Repeat the lines exactly from the line that contains "Emit a Python" through the line that contains "import matplotlib.pyplot as plt"; leave images out and add nothing.

# # # # #

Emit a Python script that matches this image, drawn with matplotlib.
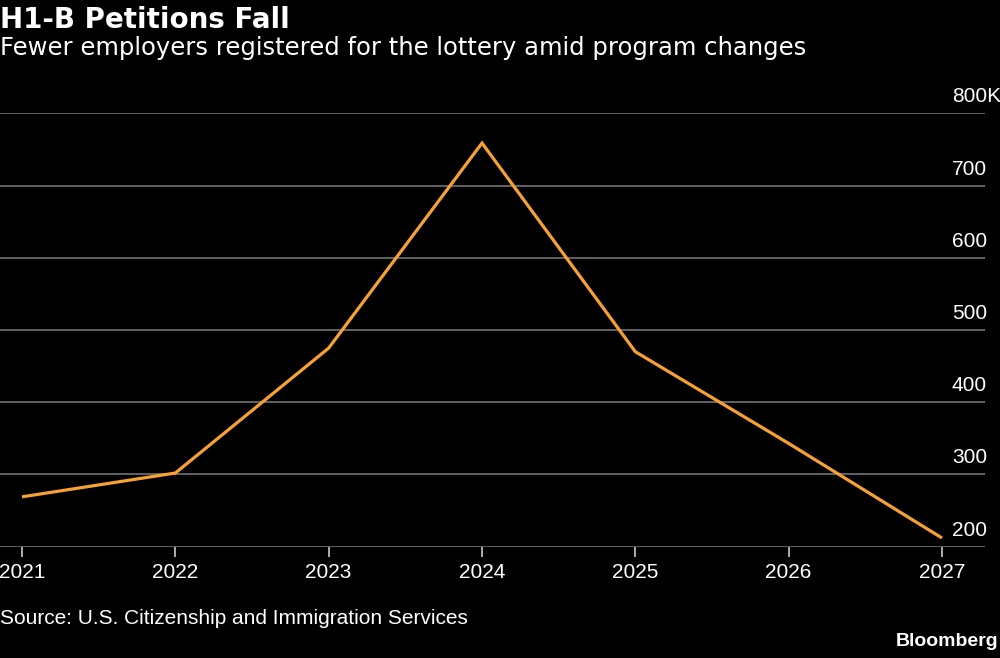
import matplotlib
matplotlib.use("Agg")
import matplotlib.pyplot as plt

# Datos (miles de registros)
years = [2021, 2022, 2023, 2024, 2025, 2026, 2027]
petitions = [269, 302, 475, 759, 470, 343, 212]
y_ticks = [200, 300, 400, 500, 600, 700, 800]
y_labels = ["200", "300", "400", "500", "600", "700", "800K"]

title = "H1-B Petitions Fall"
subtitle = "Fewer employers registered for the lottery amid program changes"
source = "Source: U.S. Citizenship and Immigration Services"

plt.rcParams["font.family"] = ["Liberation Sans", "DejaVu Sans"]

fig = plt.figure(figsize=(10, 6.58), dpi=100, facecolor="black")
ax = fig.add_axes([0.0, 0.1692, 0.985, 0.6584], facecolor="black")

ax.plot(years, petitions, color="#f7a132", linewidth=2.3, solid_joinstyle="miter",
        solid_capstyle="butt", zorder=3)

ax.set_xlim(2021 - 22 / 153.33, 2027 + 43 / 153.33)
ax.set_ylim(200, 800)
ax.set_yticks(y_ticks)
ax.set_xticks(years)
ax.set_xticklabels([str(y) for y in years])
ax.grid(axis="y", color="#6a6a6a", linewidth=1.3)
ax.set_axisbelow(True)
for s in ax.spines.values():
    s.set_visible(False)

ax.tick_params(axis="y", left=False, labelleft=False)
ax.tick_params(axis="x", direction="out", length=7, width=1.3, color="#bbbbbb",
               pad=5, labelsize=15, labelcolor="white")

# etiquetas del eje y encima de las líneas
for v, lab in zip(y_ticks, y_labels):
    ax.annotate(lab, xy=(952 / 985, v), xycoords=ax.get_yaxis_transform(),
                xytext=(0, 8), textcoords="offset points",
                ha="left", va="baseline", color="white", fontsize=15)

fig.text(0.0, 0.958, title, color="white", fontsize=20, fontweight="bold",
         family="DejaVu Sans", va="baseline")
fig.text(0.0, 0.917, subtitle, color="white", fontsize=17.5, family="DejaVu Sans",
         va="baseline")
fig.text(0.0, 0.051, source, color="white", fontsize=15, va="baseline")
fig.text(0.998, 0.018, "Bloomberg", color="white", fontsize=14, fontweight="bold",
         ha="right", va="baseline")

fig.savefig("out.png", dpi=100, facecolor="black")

# # # # #

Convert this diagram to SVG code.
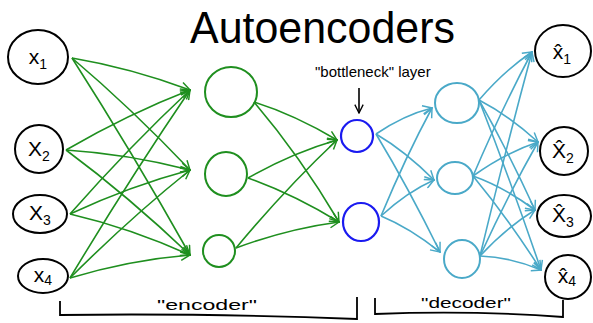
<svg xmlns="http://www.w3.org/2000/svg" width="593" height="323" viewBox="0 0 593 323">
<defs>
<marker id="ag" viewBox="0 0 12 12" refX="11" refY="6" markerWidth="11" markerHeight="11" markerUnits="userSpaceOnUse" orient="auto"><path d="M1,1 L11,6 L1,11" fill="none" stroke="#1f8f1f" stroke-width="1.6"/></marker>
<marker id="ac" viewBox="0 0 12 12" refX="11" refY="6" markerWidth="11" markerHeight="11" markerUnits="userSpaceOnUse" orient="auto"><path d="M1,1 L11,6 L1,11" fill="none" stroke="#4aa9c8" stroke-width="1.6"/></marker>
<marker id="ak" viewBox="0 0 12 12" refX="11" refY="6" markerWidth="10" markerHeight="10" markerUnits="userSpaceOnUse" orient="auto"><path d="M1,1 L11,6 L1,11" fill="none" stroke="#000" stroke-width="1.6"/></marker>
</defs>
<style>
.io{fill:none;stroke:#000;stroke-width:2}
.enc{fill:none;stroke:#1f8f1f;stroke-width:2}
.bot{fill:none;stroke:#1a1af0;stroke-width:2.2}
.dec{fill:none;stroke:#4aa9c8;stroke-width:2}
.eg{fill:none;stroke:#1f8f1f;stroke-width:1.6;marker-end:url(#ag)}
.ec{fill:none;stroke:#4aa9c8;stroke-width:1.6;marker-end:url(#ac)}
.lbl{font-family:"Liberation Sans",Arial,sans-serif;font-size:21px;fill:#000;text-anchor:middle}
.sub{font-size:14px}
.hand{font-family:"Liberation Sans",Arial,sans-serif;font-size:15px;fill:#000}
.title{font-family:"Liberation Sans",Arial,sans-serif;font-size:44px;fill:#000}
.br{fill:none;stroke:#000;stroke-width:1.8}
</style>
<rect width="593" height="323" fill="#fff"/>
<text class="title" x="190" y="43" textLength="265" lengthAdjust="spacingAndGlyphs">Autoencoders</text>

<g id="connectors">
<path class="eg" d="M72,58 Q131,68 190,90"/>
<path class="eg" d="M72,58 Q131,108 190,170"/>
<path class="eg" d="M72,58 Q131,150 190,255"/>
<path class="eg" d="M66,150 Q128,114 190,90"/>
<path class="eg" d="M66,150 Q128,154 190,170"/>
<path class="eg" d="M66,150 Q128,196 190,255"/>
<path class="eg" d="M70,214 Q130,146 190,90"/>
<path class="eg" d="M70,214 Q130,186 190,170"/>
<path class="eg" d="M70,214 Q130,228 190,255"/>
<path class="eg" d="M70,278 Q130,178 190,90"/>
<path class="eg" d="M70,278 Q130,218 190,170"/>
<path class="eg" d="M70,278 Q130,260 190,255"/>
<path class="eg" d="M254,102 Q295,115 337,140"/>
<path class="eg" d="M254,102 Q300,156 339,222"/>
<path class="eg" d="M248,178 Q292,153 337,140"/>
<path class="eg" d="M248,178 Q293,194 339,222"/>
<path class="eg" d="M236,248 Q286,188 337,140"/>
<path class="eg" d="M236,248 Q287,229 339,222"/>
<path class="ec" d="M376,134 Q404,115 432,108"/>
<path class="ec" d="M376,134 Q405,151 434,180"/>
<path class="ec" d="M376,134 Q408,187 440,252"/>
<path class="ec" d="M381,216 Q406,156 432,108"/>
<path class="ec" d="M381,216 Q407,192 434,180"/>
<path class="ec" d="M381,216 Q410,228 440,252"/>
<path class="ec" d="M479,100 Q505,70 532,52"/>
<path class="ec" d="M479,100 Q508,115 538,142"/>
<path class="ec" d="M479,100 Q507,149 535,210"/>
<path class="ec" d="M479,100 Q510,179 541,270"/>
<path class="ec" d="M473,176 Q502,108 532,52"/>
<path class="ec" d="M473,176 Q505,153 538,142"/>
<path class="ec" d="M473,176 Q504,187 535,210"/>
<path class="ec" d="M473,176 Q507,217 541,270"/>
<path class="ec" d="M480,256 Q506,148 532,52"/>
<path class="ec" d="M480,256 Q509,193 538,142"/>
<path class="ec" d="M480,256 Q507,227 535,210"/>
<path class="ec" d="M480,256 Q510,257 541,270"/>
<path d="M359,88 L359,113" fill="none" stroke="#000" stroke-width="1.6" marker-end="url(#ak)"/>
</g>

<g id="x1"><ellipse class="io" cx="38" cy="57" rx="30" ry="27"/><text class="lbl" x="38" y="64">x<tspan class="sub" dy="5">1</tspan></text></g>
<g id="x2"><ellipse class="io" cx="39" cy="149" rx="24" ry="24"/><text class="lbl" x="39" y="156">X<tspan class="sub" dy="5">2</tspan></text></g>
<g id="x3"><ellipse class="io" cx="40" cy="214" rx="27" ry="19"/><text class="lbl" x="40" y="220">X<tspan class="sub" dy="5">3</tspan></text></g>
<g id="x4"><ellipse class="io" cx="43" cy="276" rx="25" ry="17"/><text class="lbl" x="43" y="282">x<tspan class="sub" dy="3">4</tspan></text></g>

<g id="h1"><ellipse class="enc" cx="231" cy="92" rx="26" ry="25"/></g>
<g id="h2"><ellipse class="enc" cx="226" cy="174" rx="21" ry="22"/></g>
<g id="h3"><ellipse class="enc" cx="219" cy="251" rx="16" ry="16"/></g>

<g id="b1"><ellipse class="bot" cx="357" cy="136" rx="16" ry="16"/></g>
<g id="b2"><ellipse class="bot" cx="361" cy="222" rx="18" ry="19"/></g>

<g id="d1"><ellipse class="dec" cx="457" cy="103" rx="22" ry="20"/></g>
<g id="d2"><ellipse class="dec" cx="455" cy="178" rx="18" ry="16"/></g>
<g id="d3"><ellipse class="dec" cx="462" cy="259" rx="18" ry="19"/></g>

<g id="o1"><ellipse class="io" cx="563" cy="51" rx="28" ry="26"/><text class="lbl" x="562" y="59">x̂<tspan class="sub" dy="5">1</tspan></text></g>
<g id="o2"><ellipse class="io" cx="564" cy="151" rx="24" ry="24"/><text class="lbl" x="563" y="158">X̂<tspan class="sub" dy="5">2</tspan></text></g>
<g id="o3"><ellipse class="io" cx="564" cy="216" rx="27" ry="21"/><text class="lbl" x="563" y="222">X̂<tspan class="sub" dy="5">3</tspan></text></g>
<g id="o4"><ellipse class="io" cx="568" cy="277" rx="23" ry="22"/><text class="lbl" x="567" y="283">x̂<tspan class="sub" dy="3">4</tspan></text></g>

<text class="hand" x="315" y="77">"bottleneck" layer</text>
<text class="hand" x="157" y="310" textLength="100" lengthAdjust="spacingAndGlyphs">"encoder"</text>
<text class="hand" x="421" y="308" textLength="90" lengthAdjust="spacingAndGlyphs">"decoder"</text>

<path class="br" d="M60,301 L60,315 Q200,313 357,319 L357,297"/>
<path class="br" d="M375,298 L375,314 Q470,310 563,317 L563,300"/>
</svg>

# # # # #

* Completed task
Emit a Python script that matches this image, drawn with matplotlib.
import matplotlib
matplotlib.use("Agg")
import matplotlib.pyplot as plt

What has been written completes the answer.